**WORKING DATA:**
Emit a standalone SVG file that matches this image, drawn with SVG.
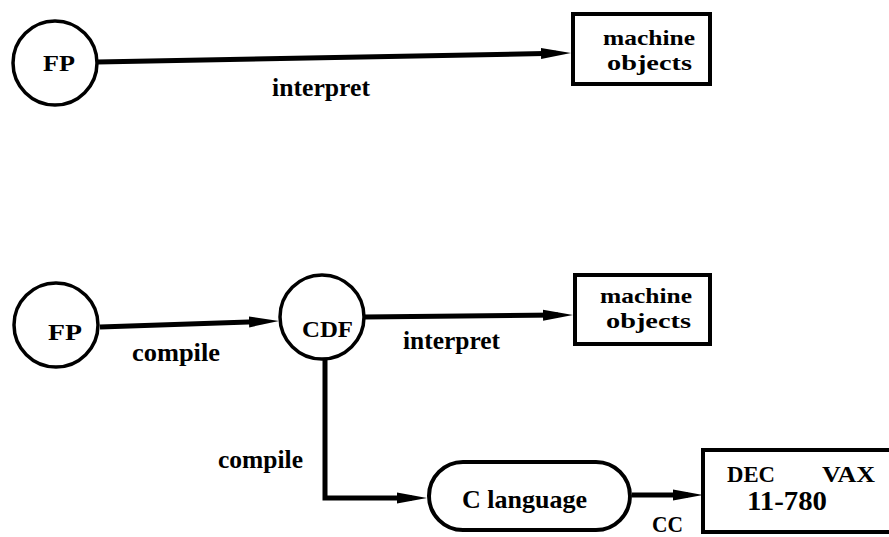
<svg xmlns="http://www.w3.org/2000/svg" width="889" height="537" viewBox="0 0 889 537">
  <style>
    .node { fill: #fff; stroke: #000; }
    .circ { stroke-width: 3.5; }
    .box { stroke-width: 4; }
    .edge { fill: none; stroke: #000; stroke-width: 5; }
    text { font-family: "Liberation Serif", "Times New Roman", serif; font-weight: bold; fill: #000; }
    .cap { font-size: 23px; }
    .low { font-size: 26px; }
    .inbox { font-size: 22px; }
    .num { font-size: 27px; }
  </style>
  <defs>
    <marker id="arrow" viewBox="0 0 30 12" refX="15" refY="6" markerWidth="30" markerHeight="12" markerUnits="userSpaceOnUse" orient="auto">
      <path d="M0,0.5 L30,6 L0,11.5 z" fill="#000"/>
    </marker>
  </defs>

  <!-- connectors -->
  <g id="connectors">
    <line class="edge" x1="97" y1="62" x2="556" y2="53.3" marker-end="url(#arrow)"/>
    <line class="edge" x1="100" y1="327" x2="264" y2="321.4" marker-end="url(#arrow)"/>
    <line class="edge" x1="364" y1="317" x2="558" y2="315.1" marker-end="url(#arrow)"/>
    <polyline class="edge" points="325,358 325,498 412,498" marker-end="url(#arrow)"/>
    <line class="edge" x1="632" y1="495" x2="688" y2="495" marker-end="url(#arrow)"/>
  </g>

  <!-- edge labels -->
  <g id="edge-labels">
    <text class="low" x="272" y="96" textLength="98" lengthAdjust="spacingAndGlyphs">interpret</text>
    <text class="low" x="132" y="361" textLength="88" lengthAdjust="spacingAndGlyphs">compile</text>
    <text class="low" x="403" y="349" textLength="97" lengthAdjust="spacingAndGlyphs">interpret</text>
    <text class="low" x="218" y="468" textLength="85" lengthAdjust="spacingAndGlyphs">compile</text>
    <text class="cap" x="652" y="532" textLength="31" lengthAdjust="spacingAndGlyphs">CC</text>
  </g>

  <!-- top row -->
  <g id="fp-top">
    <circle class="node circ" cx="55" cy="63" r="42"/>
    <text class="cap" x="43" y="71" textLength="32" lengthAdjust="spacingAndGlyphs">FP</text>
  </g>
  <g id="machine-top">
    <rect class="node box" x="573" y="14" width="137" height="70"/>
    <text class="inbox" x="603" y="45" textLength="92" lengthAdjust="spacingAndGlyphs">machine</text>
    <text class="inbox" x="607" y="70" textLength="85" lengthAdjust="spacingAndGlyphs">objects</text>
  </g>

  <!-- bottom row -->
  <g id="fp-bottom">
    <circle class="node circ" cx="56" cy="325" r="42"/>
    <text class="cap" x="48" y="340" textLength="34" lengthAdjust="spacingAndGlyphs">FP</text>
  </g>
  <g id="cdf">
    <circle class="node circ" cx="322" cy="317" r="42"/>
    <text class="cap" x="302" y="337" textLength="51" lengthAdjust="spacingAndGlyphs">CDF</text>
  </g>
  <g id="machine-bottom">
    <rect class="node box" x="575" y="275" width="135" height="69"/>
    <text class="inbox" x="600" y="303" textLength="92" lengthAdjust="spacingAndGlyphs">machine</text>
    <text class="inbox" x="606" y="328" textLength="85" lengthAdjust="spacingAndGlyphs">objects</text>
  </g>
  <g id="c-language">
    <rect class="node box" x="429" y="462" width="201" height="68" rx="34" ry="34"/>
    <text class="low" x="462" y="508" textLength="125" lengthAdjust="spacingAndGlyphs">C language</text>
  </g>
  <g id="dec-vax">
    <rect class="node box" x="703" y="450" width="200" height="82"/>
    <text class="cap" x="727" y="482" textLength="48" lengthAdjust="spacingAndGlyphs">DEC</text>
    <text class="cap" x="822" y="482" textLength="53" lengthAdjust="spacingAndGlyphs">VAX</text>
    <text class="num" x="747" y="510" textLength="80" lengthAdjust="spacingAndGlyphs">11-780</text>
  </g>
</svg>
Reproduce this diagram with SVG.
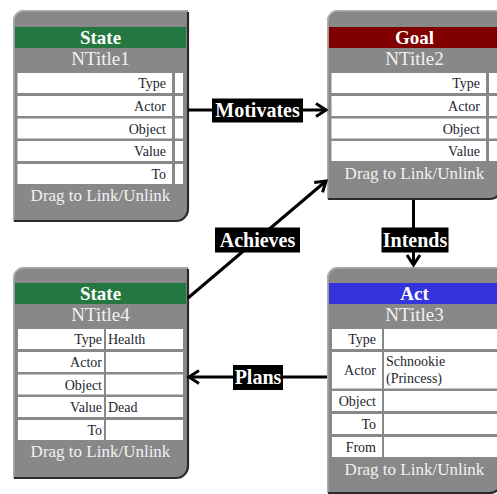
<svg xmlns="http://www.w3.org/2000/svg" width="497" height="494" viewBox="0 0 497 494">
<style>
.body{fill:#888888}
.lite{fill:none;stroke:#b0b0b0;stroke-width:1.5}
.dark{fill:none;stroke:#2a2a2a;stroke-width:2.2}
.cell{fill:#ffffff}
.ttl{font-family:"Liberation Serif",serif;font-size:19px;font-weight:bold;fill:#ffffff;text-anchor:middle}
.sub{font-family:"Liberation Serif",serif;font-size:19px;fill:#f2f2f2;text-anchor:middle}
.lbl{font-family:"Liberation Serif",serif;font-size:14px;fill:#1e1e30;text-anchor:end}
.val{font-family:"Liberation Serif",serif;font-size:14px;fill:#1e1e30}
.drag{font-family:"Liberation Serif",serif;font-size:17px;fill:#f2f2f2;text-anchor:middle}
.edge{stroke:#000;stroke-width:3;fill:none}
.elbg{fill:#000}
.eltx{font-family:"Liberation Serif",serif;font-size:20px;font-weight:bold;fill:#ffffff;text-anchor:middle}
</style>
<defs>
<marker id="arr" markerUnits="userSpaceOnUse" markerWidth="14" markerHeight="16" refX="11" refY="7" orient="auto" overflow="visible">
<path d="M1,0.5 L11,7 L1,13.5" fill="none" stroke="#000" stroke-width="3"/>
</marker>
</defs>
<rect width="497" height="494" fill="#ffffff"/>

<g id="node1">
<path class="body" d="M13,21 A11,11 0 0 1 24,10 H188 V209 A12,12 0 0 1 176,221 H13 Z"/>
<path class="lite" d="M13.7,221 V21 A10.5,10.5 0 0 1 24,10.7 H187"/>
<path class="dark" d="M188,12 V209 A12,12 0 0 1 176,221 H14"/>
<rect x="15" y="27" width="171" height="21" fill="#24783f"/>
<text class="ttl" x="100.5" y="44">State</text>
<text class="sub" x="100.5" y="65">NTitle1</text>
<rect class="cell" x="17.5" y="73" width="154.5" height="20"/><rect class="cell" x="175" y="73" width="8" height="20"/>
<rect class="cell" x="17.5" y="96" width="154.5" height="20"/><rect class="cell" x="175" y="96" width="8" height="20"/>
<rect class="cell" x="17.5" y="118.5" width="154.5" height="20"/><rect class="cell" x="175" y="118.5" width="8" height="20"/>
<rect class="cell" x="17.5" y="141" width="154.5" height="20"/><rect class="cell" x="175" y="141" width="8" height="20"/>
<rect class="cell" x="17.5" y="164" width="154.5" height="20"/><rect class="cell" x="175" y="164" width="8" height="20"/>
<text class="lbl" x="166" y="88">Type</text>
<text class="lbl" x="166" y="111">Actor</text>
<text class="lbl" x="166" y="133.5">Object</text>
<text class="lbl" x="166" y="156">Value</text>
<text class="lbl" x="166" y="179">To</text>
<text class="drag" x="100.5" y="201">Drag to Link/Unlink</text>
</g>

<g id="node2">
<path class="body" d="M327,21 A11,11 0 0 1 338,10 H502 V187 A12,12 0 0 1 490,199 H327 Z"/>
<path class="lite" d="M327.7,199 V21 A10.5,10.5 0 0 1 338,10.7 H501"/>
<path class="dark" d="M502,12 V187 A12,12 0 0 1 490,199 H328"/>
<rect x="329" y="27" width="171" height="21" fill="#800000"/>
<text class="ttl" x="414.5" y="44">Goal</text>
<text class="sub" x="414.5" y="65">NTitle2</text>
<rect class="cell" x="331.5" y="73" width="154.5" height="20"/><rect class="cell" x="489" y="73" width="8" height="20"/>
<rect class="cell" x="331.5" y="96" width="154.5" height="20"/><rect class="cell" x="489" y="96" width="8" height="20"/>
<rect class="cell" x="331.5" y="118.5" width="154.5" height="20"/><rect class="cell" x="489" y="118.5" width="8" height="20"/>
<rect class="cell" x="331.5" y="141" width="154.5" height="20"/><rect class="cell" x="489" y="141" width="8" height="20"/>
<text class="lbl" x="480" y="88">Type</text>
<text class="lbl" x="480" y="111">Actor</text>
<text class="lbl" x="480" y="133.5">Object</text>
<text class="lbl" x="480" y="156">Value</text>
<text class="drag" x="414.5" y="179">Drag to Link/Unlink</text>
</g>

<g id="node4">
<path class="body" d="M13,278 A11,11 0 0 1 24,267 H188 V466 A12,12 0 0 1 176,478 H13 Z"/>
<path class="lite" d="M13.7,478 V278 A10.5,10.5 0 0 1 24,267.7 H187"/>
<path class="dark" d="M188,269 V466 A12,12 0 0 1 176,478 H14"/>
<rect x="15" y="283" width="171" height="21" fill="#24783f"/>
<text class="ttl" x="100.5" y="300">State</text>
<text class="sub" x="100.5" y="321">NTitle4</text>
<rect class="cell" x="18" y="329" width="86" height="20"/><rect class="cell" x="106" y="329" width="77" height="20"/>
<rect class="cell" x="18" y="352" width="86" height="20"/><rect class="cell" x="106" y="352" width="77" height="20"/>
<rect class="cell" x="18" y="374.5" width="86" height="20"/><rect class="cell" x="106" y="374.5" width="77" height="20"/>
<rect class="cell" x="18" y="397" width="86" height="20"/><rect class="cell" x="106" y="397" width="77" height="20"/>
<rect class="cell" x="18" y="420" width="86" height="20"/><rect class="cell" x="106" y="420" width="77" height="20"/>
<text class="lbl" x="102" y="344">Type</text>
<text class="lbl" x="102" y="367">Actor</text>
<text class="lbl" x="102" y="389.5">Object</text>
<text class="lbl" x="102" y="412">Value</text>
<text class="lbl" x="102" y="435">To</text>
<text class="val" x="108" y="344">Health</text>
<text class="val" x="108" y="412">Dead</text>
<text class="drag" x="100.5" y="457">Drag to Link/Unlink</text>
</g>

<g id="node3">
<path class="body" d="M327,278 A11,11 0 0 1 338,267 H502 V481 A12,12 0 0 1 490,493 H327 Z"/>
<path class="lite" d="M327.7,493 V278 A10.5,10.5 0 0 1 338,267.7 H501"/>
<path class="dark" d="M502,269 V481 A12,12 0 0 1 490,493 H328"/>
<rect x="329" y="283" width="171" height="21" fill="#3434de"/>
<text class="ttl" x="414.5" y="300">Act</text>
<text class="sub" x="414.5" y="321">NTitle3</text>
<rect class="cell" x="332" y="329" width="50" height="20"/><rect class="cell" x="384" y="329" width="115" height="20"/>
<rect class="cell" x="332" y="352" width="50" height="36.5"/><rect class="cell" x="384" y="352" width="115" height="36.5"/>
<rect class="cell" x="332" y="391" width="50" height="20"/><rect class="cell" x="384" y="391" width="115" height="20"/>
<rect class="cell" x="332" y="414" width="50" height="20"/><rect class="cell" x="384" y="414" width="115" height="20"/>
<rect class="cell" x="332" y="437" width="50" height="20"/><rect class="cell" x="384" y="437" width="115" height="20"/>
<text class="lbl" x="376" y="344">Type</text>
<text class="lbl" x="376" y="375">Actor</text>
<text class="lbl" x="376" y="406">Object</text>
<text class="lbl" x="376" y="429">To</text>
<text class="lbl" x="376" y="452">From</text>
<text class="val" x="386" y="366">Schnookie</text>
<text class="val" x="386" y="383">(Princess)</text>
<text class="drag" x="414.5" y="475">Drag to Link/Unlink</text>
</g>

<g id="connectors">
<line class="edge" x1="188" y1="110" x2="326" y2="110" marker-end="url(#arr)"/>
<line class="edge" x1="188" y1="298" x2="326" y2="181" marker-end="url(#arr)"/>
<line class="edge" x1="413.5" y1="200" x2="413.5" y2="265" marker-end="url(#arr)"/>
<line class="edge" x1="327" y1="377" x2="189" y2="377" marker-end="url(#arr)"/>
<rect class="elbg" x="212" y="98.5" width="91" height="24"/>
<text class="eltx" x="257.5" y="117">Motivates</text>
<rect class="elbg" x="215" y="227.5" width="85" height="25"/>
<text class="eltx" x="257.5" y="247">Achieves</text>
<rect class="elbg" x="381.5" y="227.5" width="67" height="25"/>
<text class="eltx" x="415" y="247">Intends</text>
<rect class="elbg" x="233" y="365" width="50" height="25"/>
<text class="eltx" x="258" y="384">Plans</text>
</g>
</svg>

**PROMPT:**
Work through the data and report how many of its lines hold the word "with", giving only the figure.

**ANSWER TO THE EXERCISE:**
2